Crosbie was a delegate to the Newfoundland National Convention and favoured responsible government. On March 20, 1948, he split with the Responsible Government League, the main opposition party to Joey Smallwood, and formed the Party for Economic Union with the United States that promoted free trade with the US instead of Confederation with Canada. He and many younger convention delegates feared that the RGL was disorganized and bound to lose the referendum campaign unless a new party was formed.

The divided anti-Confederation forces were defeated by Smallwood's Confederate Association in the 1948 Newfoundland referendums. Crosbie subsequently served as a member of the seven-person delegation sent to Ottawa to negotiate the final Terms of Union with Canada.

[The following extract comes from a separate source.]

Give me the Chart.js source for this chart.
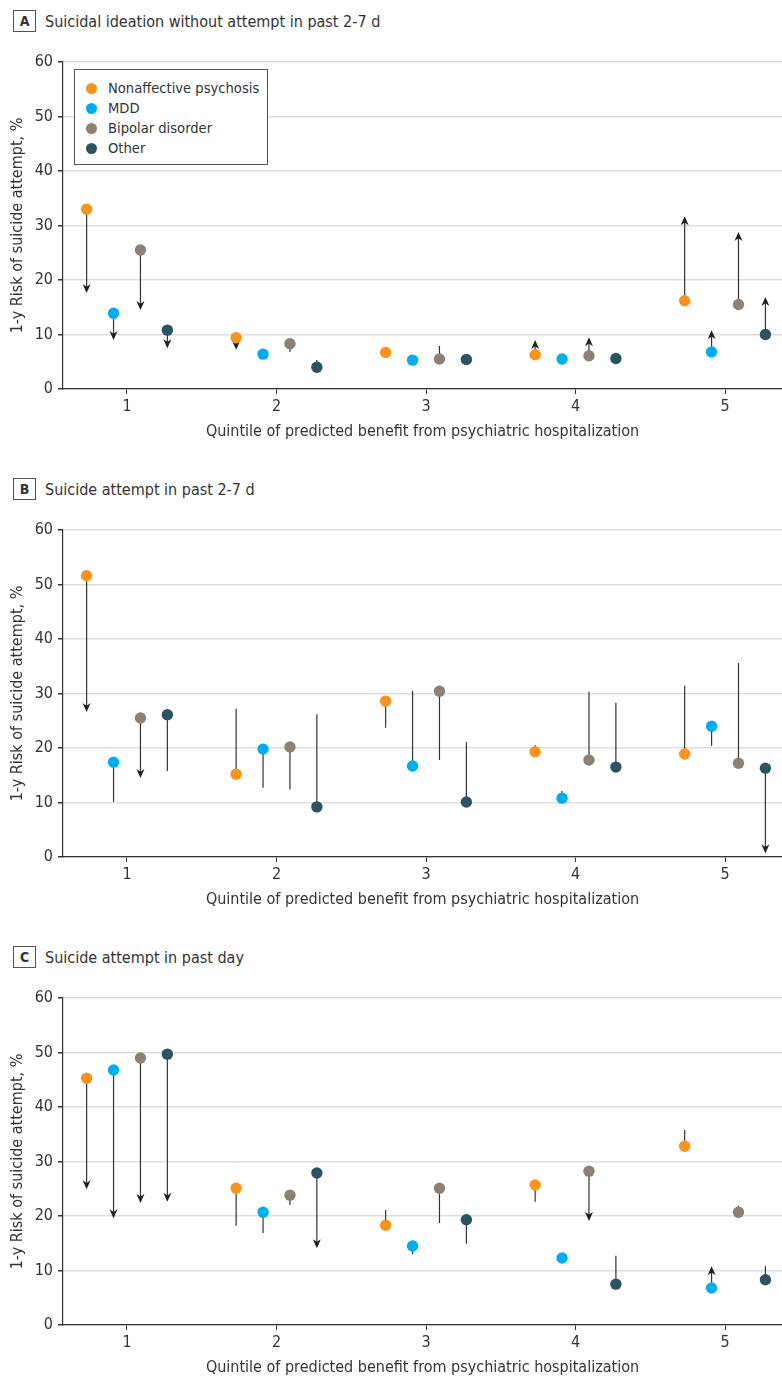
<!DOCTYPE html>
<html>
<head>
<meta charset="utf-8">
<script src="https://cdn.jsdelivr.net/npm/chart.js@4.4.1/dist/chart.umd.min.js"></script>
<style>
  html, body { margin: 0; padding: 0; background: #fff; overflow: hidden; }
  body {
    width: 782px; height: 1379px; position: relative;
    font-family: 'DejaVu Sans Condensed', 'Liberation Sans Narrow', Roboto, sans-serif;
    color: #333;
  }
  .panel-title { position: absolute; left: 13px; height: 22px; display: flex; align-items: center; font-size: 16px; }
  .panel-title .tag {
    width: 23px; height: 22px; box-sizing: border-box; border: 1.5px solid #555;
    display: flex; align-items: center; justify-content: center;
    font-weight: bold; font-size: 14px; margin-right: 9px;
  }
  .chart-box { position: absolute; left: 0; width: 782px; height: 405px; }
  .legend {
    position: absolute; left: 74px; top: 69px; width: 194px; height: 96px;
    box-sizing: border-box; border: 1px solid #555; background: #fff;
    padding-top: 8px; font-size: 14.6px;
  }
  .legend .row { position: relative; height: 20px; line-height: 20px; padding-left: 33px; }
  .legend .dot { position: absolute; left: 11px; top: 4.5px; width: 11px; height: 11px; border-radius: 50%; }
</style>
</head>
<body>

<div class="panel-title" style="top:10px"><span class="tag">A</span>Suicidal ideation without attempt in past 2-7 d</div>
<div class="chart-box" style="top:40px"><canvas id="chartA" width="782" height="405"></canvas></div>
<div class="legend" id="legend"></div>

<div class="panel-title" style="top:478px"><span class="tag">B</span>Suicide attempt in past 2-7 d</div>
<div class="chart-box" style="top:508px"><canvas id="chartB" width="782" height="405"></canvas></div>

<div class="panel-title" style="top:946px"><span class="tag">C</span>Suicide attempt in past day</div>
<div class="chart-box" style="top:976px"><canvas id="chartC" width="782" height="405"></canvas></div>

<script>
const quintiles = [1, 2, 3, 4, 5];
const yTicks = [0, 10, 20, 30, 40, 50, 60];
const groups = ['Nonaffective psychosis', 'MDD', 'Bipolar disorder', 'Other'];
const groupShift = [-0.27, -0.09, 0.09, 0.27];
const groupColors = ['#f7941d', '#00aeef', '#8b8174', '#2c5361'];

// rows = groups, cols = quintiles; risk = dot, end = where the line goes, arrow = 1 if arrowhead
const riskA = [
    [33.0, 9.4, 6.7, 6.3, 16.2],
    [13.9, 6.4, 5.3, 5.5, 6.8],
    [25.5, 8.3, 5.5, 6.1, 15.5],
    [10.8, 4.0, 5.4, 5.6, 10.0]
];
const endA = [
    [17.6, 7.2, null, 9.0, 31.7],
    [9.0, null, null, null, 10.8],
    [14.5, 6.8, 7.9, 9.5, 28.8],
    [7.5, 5.3, null, null, 16.9]
];
const arrowA = [
    [1, 1, 0, 1, 1],
    [1, 0, 0, 0, 1],
    [1, 0, 0, 1, 1],
    [1, 0, 0, 0, 1]
];

const riskB = [
    [51.6, 15.2, 28.6, 19.3, 18.9],
    [17.4, 19.8, 16.7, 10.8, 24.0],
    [25.5, 20.2, 30.4, 17.8, 17.2],
    [26.1, 9.2, 10.1, 16.5, 16.3]
];
const endB = [
    [26.6, 27.2, 23.7, 20.5, 31.4],
    [10.1, 12.7, 30.5, 12.1, 20.4],
    [14.5, 12.4, 17.8, 30.3, 35.6],
    [15.8, 26.2, 21.1, 28.3, 0.7]
];
const arrowB = [
    [1, 0, 0, 0, 0],
    [0, 0, 0, 0, 0],
    [1, 0, 0, 0, 0],
    [0, 0, 0, 0, 1]
];

const riskC = [
    [45.3, 25.1, 18.3, 25.7, 32.8],
    [46.8, 20.7, 14.5, 12.3, 6.8],
    [49.0, 23.8, 25.1, 28.2, 20.7],
    [49.7, 27.9, 19.3, 7.5, 8.3]
];
const endC = [
    [24.9, 18.2, 21.1, 22.6, 35.8],
    [19.6, 16.9, 13.0, null, 10.8],
    [22.4, 22.0, 18.7, 19.1, 21.9],
    [22.6, 14.1, 14.9, 12.7, 10.8]
];
const arrowC = [
    [1, 0, 0, 0, 0],
    [1, 0, 0, 0, 1],
    [1, 0, 0, 1, 0],
    [1, 1, 0, 0, 0]
];

const FONT = "'DejaVu Sans Condensed', 'Liberation Sans Narrow', Roboto, sans-serif";
Chart.defaults.font.family = FONT;
Chart.defaults.font.size = 16;
Chart.defaults.color = '#333';

// legend (html)
document.getElementById('legend').innerHTML = groups.map((g, i) => `
    <div class="row"><span class="dot" style="background:${groupColors[i]}"></span>${g}</div>
`).join('');

// stems + arrowheads, drawn under the dots
function stemPlugin(risk, end, arrow) {
    return {
        id: 'stems',
        beforeDatasetsDraw(chart) {
            const { ctx } = chart;
            const xs = chart.scales.x, ys = chart.scales.y;
            ctx.save();
            ctx.strokeStyle = '#333';
            ctx.fillStyle = '#1e1e1e';
            ctx.lineWidth = 1.2;
            risk.forEach((row, g) => row.forEach((v, q) => {
                const e = end[g][q];
                if (e == null) return;
                const px = xs.getPixelForValue(quintiles[q] + groupShift[g]);
                const y0 = ys.getPixelForValue(v);
                const y1 = ys.getPixelForValue(e);
                const dir = y1 > y0 ? 1 : -1;
                const head = arrow[g][q] ? 9 : 0;
                ctx.beginPath();
                ctx.moveTo(px, y0);
                ctx.lineTo(px, y1 - dir * head * 0.6);
                ctx.stroke();
                if (head) {
                    ctx.beginPath();
                    ctx.moveTo(px, y1);
                    ctx.lineTo(px - 4, y1 - dir * head);
                    ctx.lineTo(px, y1 - dir * head * 0.7);
                    ctx.lineTo(px + 4, y1 - dir * head);
                    ctx.closePath();
                    ctx.fill();
                }
            }));
            ctx.restore();
        }
    };
}

function makeChart(id, risk, end, arrow) {
    const ctx = document.getElementById(id).getContext('2d');
    return new Chart(ctx, {
        type: 'scatter',
        data: {
            datasets: groups.map((g, i) => ({
                label: g,
                data: quintiles.map((q, k) => ({ x: q + groupShift[i], y: risk[i][k] })),
                backgroundColor: groupColors[i],
                borderWidth: 0,
                pointRadius: 5.7,
                pointHoverRadius: 5.7
            }))
        },
        options: {
            responsive: false,
            animation: false,
            devicePixelRatio: 1,
            layout: { autoPadding: false, padding: { top: 22, right: 0, bottom: 0, left: 0 } },
            plugins: { legend: { display: false }, tooltip: { enabled: false } },
            scales: {
                x: {
                    type: 'linear',
                    min: 0.572,
                    max: 5.381,
                    afterBuildTicks: s => { s.ticks = quintiles.map(v => ({ value: v })); },
                    afterFit: s => { s.height = 56; },
                    grid: { drawOnChartArea: false, tickColor: '#333', tickLength: 5 },
                    border: { color: '#333', width: 1.2 },
                    ticks: { padding: 3, font: { size: 16 } },
                    title: {
                        display: true,
                        text: 'Quintile of predicted benefit from psychiatric hospitalization',
                        font: { size: 16 },
                        padding: { top: 0, bottom: 4 }
                    }
                },
                y: {
                    min: 0,
                    max: 60,
                    afterBuildTicks: s => { s.ticks = yTicks.map(v => ({ value: v })); },
                    afterFit: s => { s.width = 63; },
                    grid: { color: '#dedede', lineWidth: 1.5, tickColor: '#333', tickLength: 5 },
                    border: { color: '#333', width: 1.2 },
                    ticks: { padding: 5, font: { size: 16 } },
                    title: {
                        display: true,
                        text: '1-y Risk of suicide attempt, %',
                        font: { size: 16 },
                        padding: { top: 8, bottom: 0 }
                    }
                }
            }
        },
        plugins: [stemPlugin(risk, end, arrow)]
    });
}

makeChart('chartA', riskA, endA, arrowA);
makeChart('chartB', riskB, endB, arrowB);
makeChart('chartC', riskC, endC, arrowC);
</script>
</body>
</html>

Dissatisfied with the negotiations, he refused to sign the final agreement citing objections to its financial terms and retired from public life.

==Family==
His father, Sir John Chalker Crosbie, was Prime Minister of the Dominion of Newfoundland from January 31, 1917 to December 5, 1918. He was Minister of Shipping in 1919 and Minister of Finance and Customs under Prime Minister Walter Monroe from 1924 to 1928.

His son, John Crosbie, became a prominent politician serving as cabinet minister at both provincial and federal level, the latter in the government of Brian Mulroney, where he fulfilled his father's dream as an architect of the Canada-U.S. Free Trade Agreement. He was Lieutenant Governor of Newfoundland and Labrador from 2008 to 2013. His grandson, also named Chesley but better known as Ches Crosbie, was leader of the Progressive Conservative Party of Newfoundland and Labrador and Leader of the Opposition in the Newfoundland and Labrador House of Assembly from 2018 until 2021.